> **What you should do**:
Can you print the data exactly and leave out each image?

> **Dataset content**:

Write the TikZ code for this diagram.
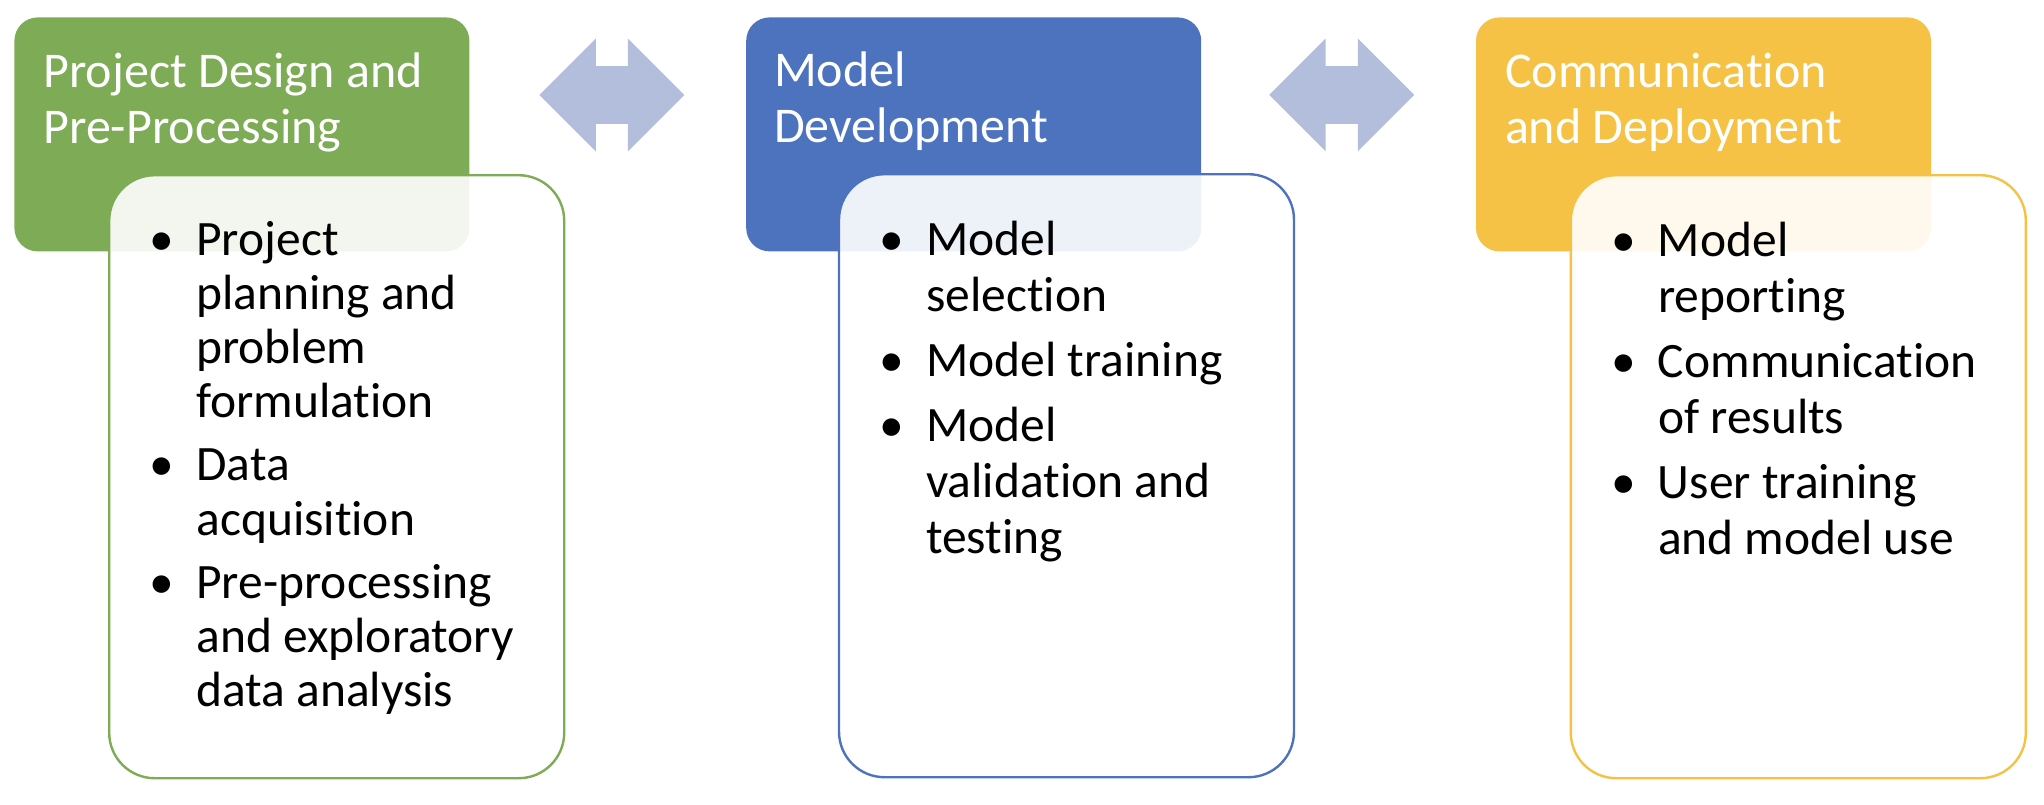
\documentclass[tikz,border=0pt]{standalone}
\usepackage{fontspec}
\setmainfont{Carlito}[Ligatures=NoCommon]
\usetikzlibrary{positioning, shapes.arrows}

\definecolor{designgreen}{HTML}{7EAB55}
\definecolor{develblue}{HTML}{4E73BE}
\definecolor{deployyellow}{HTML}{F5C245}
\definecolor{linkblue}{HTML}{B3BEDC}

\newcommand{\bul}{\leavevmode\llap{\textbullet\hspace{11pt}}}

\begin{document}
\begin{tikzpicture}
	\tikzstyle{head} = [rectangle, rounded corners=11.7pt, minimum width=227.5pt, minimum height=117pt, inner sep=0pt, draw=none]
	\tikzstyle{headtext} = [anchor=base west, text width=205pt, align=flush left, inner sep=0pt, text=white, font=\fontsize{25}{28}\selectfont]
	\tikzstyle{body} = [rectangle, rounded corners=22.75pt, minimum width=227.5pt, minimum height=301.5pt, inner sep=0pt, anchor=north west, fill=white, fill opacity=0.9, line width=1.2pt]
	\tikzstyle{itemtext} = [anchor=base west, text width=180pt, align=flush left, inner sep=0pt, font=\fontsize{24.75}{28}\selectfont]
	\tikzstyle{link} = [double arrow, fill=linkblue, draw=none, inner xsep=0pt, inner ysep=14.25pt, minimum height=72.5pt, double arrow head extend=13.75pt, double arrow tip angle=90]

	\useasboundingbox (0,0) rectangle (1022pt,-402pt);

	% headers
	\node[head, anchor=north west, fill=designgreen] (hdesign) at (7pt,-8.5pt) {};
	\node[head, fill=develblue, right=138pt of hdesign] (hdevel) {};
	\node[head, fill=deployyellow, right=137pt of hdevel] (hdeploy) {};

	% arrows between the stages
	\node[link, right=34.5pt of hdesign, yshift=19.75pt] (ldesign) {};
	\node[link, right=33.5pt of hdevel, yshift=19.75pt] (ldevel) {};

	% bodies
	\node[body, draw=designgreen, xshift=47pt, yshift=-78.5pt] (bdesign) at (hdesign.north west) {};
	\node[body, draw=develblue, xshift=46pt, yshift=-78pt] (bdevel) at (hdevel.north west) {};
	\node[body, draw=deployyellow, xshift=47pt, yshift=-78.5pt] (bdeploy) at (hdeploy.north west) {};

	\node[headtext, xshift=14.5pt, yshift=-35pt] (tdesign) at (hdesign.north west) {Project Design and\\Pre-Processing};
	\node[headtext, xshift=14pt, yshift=-34.5pt] (tdevel) at (hdevel.north west) {Model\\Development};
	\node[headtext, xshift=14.5pt, yshift=-35pt] (tdeploy) at (hdeploy.north west) {Communication\\and Deployment};

	\node[itemtext, font=\fontsize{24.75}{27.1}\selectfont, xshift=44pt, yshift=-40.5pt] (idesign) at (bdesign.north west)
		{\bul Project\\planning and\\problem\\formulation\\[4.5pt]\bul Data\\acquisition\\[4.5pt]\bul Pre-processing\\and exploratory\\data analysis};
	\node[itemtext, xshift=44pt, yshift=-41pt] (idevel) at (bdevel.north west)
		{\bul Model\\selection\\[4.5pt]\bul Model training\\[4.5pt]\bul Model\\validation and\\testing};
	\node[itemtext, xshift=44pt, yshift=-41pt] (ideploy) at (bdeploy.north west)
		{\bul Model\\reporting\\[4.5pt]\bul Communication\\of results\\[4.5pt]\bul User training\\and model use};
\end{tikzpicture}
\end{document}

> **Answer to the exercise**:
Write the TikZ code for this diagram.
\documentclass[tikz,border=0pt]{standalone}
\usepackage{fontspec}
\setmainfont{Carlito}[Ligatures=NoCommon]
\usetikzlibrary{positioning, shapes.arrows}

\definecolor{designgreen}{HTML}{7EAB55}
\definecolor{develblue}{HTML}{4E73BE}
\definecolor{deployyellow}{HTML}{F5C245}
\definecolor{linkblue}{HTML}{B3BEDC}

\newcommand{\bul}{\leavevmode\llap{\textbullet\hspace{11pt}}}

\begin{document}
\begin{tikzpicture}
	\tikzstyle{head} = [rectangle, rounded corners=11.7pt, minimum width=227.5pt, minimum height=117pt, inner sep=0pt, draw=none]
	\tikzstyle{headtext} = [anchor=base west, text width=205pt, align=flush left, inner sep=0pt, text=white, font=\fontsize{25}{28}\selectfont]
	\tikzstyle{body} = [rectangle, rounded corners=22.75pt, minimum width=227.5pt, minimum height=301.5pt, inner sep=0pt, anchor=north west, fill=white, fill opacity=0.9, line width=1.2pt]
	\tikzstyle{itemtext} = [anchor=base west, text width=180pt, align=flush left, inner sep=0pt, font=\fontsize{24.75}{28}\selectfont]
	\tikzstyle{link} = [double arrow, fill=linkblue, draw=none, inner xsep=0pt, inner ysep=14.25pt, minimum height=72.5pt, double arrow head extend=13.75pt, double arrow tip angle=90]

	\useasboundingbox (0,0) rectangle (1022pt,-402pt);

	% headers
	\node[head, anchor=north west, fill=designgreen] (hdesign) at (7pt,-8.5pt) {};
	\node[head, fill=develblue, right=138pt of hdesign] (hdevel) {};
	\node[head, fill=deployyellow, right=137pt of hdevel] (hdeploy) {};

	% arrows between the stages
	\node[link, right=34.5pt of hdesign, yshift=19.75pt] (ldesign) {};
	\node[link, right=33.5pt of hdevel, yshift=19.75pt] (ldevel) {};

	% bodies
	\node[body, draw=designgreen, xshift=47pt, yshift=-78.5pt] (bdesign) at (hdesign.north west) {};
	\node[body, draw=develblue, xshift=46pt, yshift=-78pt] (bdevel) at (hdevel.north west) {};
	\node[body, draw=deployyellow, xshift=47pt, yshift=-78.5pt] (bdeploy) at (hdeploy.north west) {};

	\node[headtext, xshift=14.5pt, yshift=-35pt] (tdesign) at (hdesign.north west) {Project Design and\\Pre-Processing};
	\node[headtext, xshift=14pt, yshift=-34.5pt] (tdevel) at (hdevel.north west) {Model\\Development};
	\node[headtext, xshift=14.5pt, yshift=-35pt] (tdeploy) at (hdeploy.north west) {Communication\\and Deployment};

	\node[itemtext, font=\fontsize{24.75}{27.1}\selectfont, xshift=44pt, yshift=-40.5pt] (idesign) at (bdesign.north west)
		{\bul Project\\planning and\\problem\\formulation\\[4.5pt]\bul Data\\acquisition\\[4.5pt]\bul Pre-processing\\and exploratory\\data analysis};
	\node[itemtext, xshift=44pt, yshift=-41pt] (idevel) at (bdevel.north west)
		{\bul Model\\selection\\[4.5pt]\bul Model training\\[4.5pt]\bul Model\\validation and\\testing};
	\node[itemtext, xshift=44pt, yshift=-41pt] (ideploy) at (bdeploy.north west)
		{\bul Model\\reporting\\[4.5pt]\bul Communication\\of results\\[4.5pt]\bul User training\\and model use};
\end{tikzpicture}
\end{document}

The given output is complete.